DILLON, S.C. (Reuters) - Democratic presidential contenders Barack Obama and Hillary Clinton took their escalating war of words to the airwaves on Wednesday, launching radio ads in South Carolina directly attacking each other.

Three days ahead of South Carolina's Democratic presidential primary, Clinton aired a radio ad here ridiculing Obama's recent comments about Republican ideas.

Democratic presidential candidate US Senator Hillary Clinton (D-NY) speaks at "Solutions for America" Rally in Hackensack, New Jersey January 23, 2008. (REUTERS/Jeff Zelevansky)

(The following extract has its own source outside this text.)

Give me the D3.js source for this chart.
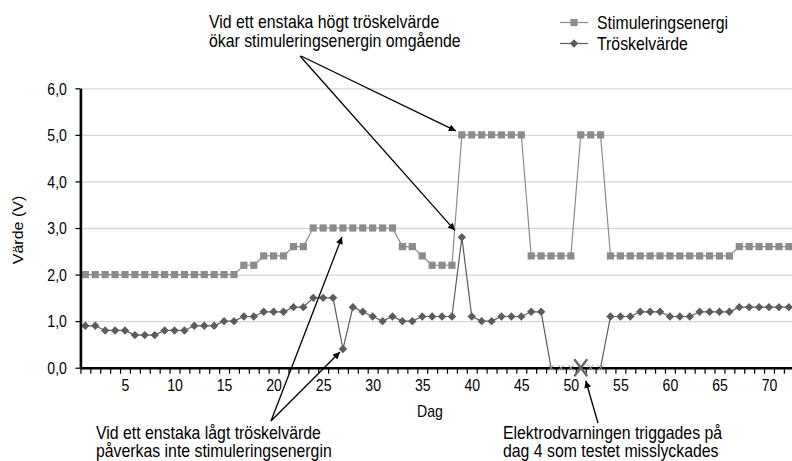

"Aren't those the ideas that got us into the economic mess we're in today?" the ad's narrator asks.

Obama, an Illinois senator who would be the first black U.S. president, responded later in the day with his own radio ad bluntly confronting Clinton.

"Hillary Clinton will say anything to get elected," the narrator of Obama's ad says. "She'll say anything and change nothing."

The radio battle is the latest chapter in a running duel between the two top contenders for the Democratic nomination for November's election to succeed President George W. Bush.

The duel was on full display during a Monday night debate in South Carolina, when the two traded harsh and sometimes personal accusations about their records and recent campaign statements.

South Carolina, where more than half of the likely Democratic primary voters on Saturday are expected to be black, holds the next contest in the nomination fight.

RADIO ROW

Obama is counting on a good result in the state after losing to Clinton in New Hampshire and Nevada, and a Reuters/C-SPAN/Zogby poll showed him holding a double-digit lead over her here.

Clinton, a New York senator who would be the first woman U.S. president, and her husband, former President Bill Clinton, have attacked Obama repeatedly for comments to a Nevada newspaper last week saying Republicans generated more new ideas in recent years.

"The Republicans were the party of ideas for a pretty long chunk of time there over the last 10, 15 years," Obama said, in words replayed in Clinton's ad.

Obama has said he did not mean he liked the ideas, but the Clintons have implied he endorsed them.

"Hillary Clinton thinks this election is about replacing disastrous Republican ideas with new ones, like jumpstarting the economy," the narrator says in Clinton's ad.

Obama's response, released later in the day, says Clinton's accusations are "what's wrong with politics today."

"Now she's making false attacks on Barack Obama," the ad's narrator says.

"It was Hillary Clinton, in an interview with Tom Brokaw, who quote 'paid tribute' to Ronald Reagan's economic and foreign policy," the narrator says.

"She championed NAFTA (the North American Free Trade Agreement), even though it has cost South Carolina thousands of jobs. And worst of all, it was Hillary Clinton who voted for George Bush's war in Iraq."